Source: https://www.pexels.com/photo/red-and-white-vintage-car-parked-in-front-of-blue-and-white-food-stall-4480505/

Why This Approach Works for Car People

A leased daily buys you predictability while your build eats unpredictability for breakfast. Your commute car is under warranty and starts every morning. Plus, it isn’t the one you’re experimenting on with bushings and injectors you read about on a forum thread.

There’s also the budgeting angle. As I’m sure you know, the real cost of a car includes depreciation, insurance, fuel, maintenance, and finance charges. AAA’s latest Your Driving Costs puts the average new-car ownership tab at about $12,297 per year (roughly $1,025 per month) for 15,000 miles, driven largely by depreciation and interest.

Leasing doesn’t magically erase costs, but it does compress the variables. You’re essentially renting the sweet spot of a car’s life, where it’s new enough to be reliable and old enough not to carry the full freight of depreciation, and returning it before the expensive stuff starts.

If you’re still feeling out options, Gauge’s own explainer on what a short-term car lease actually is can help you think in months, not years, especially if your project timeline is unpredictable.

Can You Mod a Leased Car?

You can mod almost anything, but the real question is whether you should. A lease contract usually expects the car back in essentially stock condition and charges you for “excess wear.” That means anything you can’t reverse cleanly becomes an expensive souvenir for the finance company.

If you absolutely must scratch the itch, stick to reversible changes that don’t leave scars, like quality wheel/tire packages that match factory spec and easily removed vinyl. Save the coil overs and ECU wizardry for the project car on jack stands.

If you want to stretch value even further, it’s worth browsing whether a used-car lease makes sense, especially on certified pre-owned models, where warranty coverage can align nicely with a short term.

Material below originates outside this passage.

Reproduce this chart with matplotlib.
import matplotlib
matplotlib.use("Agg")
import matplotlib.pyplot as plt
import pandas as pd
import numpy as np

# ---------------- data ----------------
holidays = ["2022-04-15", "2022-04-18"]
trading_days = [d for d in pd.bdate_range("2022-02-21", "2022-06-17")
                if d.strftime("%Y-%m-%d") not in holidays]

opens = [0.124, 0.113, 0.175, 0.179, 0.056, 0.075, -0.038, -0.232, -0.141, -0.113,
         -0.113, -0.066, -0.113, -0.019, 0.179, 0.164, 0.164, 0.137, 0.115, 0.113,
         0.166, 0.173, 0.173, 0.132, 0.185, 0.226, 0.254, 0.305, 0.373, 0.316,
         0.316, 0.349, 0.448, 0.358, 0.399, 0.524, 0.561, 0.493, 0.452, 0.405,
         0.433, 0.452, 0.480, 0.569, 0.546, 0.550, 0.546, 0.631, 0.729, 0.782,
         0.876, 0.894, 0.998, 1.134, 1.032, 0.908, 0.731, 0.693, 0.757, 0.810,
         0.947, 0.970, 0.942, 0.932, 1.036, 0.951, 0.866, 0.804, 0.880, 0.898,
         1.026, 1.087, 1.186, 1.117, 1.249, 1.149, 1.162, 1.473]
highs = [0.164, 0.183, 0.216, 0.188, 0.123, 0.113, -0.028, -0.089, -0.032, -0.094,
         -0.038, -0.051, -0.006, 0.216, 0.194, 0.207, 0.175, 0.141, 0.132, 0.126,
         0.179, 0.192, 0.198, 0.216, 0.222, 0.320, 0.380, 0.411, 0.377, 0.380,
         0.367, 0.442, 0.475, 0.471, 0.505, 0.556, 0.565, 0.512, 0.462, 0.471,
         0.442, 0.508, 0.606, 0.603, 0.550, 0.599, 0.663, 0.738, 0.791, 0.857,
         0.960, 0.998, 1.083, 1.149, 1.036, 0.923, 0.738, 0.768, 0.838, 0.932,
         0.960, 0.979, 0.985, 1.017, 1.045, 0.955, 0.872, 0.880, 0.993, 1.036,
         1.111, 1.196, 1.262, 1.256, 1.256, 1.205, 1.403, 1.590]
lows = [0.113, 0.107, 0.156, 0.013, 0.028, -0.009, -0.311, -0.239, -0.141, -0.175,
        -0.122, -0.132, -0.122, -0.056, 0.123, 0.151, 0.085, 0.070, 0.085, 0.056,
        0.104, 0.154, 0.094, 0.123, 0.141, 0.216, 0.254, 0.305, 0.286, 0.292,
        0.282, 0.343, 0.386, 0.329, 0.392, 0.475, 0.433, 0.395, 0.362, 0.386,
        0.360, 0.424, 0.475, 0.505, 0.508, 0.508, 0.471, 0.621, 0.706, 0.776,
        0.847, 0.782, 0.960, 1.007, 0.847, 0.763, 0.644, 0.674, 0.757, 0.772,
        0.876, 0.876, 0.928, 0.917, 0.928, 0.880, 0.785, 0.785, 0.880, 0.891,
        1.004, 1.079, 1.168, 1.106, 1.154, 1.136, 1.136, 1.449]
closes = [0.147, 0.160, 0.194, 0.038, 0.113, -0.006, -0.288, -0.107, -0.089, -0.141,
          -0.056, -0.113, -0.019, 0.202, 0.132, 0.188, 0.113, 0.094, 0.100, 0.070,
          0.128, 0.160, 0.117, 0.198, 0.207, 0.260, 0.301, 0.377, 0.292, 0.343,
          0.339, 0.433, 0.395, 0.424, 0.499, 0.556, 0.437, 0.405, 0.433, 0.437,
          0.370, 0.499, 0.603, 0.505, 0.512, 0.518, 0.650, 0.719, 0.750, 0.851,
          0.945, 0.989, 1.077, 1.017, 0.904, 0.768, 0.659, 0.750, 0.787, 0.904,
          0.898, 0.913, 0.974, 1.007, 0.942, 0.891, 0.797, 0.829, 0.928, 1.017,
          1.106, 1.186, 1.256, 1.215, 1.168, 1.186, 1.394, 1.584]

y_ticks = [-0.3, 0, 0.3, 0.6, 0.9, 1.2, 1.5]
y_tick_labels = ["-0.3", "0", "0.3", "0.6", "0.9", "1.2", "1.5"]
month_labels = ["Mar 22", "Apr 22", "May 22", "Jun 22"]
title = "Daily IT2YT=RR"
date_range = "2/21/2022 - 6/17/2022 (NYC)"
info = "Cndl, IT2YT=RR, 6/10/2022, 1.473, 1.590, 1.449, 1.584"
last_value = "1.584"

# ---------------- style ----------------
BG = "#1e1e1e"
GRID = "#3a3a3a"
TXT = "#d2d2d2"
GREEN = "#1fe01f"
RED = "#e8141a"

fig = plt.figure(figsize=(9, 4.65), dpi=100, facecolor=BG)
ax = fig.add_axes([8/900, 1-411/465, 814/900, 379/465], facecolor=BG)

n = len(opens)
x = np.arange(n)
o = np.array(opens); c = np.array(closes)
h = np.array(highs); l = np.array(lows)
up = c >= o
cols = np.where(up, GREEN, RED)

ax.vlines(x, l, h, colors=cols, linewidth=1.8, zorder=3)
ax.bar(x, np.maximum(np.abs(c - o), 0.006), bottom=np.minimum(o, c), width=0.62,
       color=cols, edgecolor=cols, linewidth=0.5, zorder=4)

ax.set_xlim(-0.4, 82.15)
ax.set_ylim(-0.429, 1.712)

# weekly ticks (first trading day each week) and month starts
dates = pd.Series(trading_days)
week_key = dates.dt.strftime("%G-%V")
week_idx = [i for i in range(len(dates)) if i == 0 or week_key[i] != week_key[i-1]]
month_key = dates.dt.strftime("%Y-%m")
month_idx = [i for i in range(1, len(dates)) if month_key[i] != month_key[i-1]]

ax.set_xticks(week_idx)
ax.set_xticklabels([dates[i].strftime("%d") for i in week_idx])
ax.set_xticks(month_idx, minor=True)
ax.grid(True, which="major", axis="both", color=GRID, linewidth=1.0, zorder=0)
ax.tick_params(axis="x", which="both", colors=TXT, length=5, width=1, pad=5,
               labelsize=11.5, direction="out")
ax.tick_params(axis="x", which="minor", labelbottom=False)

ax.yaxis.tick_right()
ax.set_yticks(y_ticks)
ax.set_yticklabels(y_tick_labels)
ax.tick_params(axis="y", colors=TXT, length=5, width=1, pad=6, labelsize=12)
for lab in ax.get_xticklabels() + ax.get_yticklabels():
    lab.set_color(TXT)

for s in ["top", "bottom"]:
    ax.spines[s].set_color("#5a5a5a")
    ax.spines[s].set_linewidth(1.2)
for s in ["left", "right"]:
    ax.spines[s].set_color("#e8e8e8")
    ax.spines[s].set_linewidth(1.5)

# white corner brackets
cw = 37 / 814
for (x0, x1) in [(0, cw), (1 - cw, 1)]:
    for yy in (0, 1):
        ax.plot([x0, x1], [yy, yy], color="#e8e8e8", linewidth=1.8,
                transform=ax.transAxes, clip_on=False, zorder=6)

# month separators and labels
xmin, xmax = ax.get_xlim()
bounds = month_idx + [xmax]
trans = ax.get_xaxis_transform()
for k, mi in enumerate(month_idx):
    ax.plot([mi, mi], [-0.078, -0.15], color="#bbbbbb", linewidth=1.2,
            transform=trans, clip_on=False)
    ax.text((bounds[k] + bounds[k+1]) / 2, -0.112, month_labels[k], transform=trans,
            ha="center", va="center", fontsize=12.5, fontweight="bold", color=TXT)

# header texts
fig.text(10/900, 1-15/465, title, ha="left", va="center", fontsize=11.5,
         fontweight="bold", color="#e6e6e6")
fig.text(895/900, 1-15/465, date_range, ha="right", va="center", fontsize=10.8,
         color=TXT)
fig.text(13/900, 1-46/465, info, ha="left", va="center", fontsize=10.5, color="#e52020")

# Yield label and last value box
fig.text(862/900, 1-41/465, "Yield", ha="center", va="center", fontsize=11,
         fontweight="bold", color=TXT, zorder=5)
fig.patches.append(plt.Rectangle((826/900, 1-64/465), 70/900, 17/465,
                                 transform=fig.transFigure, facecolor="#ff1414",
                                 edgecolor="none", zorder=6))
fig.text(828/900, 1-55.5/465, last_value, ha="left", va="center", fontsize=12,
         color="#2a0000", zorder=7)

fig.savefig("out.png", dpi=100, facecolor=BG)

How to Pick the Right Lease

Think like a project manager. Here’s what I mean:

  1. Be honest about mileage. Enthusiasts “accidentally” rack up miles just because driving is fun. If you buy too few miles, the per-mile penalty can wipe out any savings. Buy the miles you’ll use.
  2. Favor models with strong residuals. High residual percentage often translates to lower payments for the same MSRP. Brands with a historically high resale value can make the math work in your favor, even if the sticker price is a bit higher.
  3. Look at service access. If you’re spending weekends on your build, weekdays should be brain-off maintenance. A local dealer with painless service hours is worth real money.
  4. Keep the daily boring. You want reliability, comfort, and fuel economy. The thrill lives in the garage.
  5. Map your project milestones to your lease term. If your build is a two-year plan, a 24- or 27-month lease creates a natural checkpoint. If the car show season is a priority, line up your terms so you’re not juggling a lease return the same week you’re bleeding brakes.

Quick Word on EVs

Plenty of enthusiasts are using EVs as dailies now because they’re quiet and easy to live with. Just know the broader context: Consumer Reports found EV reliability is improving but still lags gas cars on average, even as the gap narrows.

If you’re EV-curious and budget-focused, also keep an eye on the used market. Depreciation is a double-edged sword that can make a lightly used EV an excellent value for a lease or purchase.

Bringing It Home

The two-car strategy lets you build on your timeline, with your standards, without gambling your ability to get to work tomorrow.

In the end, the best mod you can make to your life as a car person might be to separate your commuter from your creation. Keep your weekends for the fun stuff, like finally torquing those control arms to spec, not begging the car gods for one more trouble-free Monday.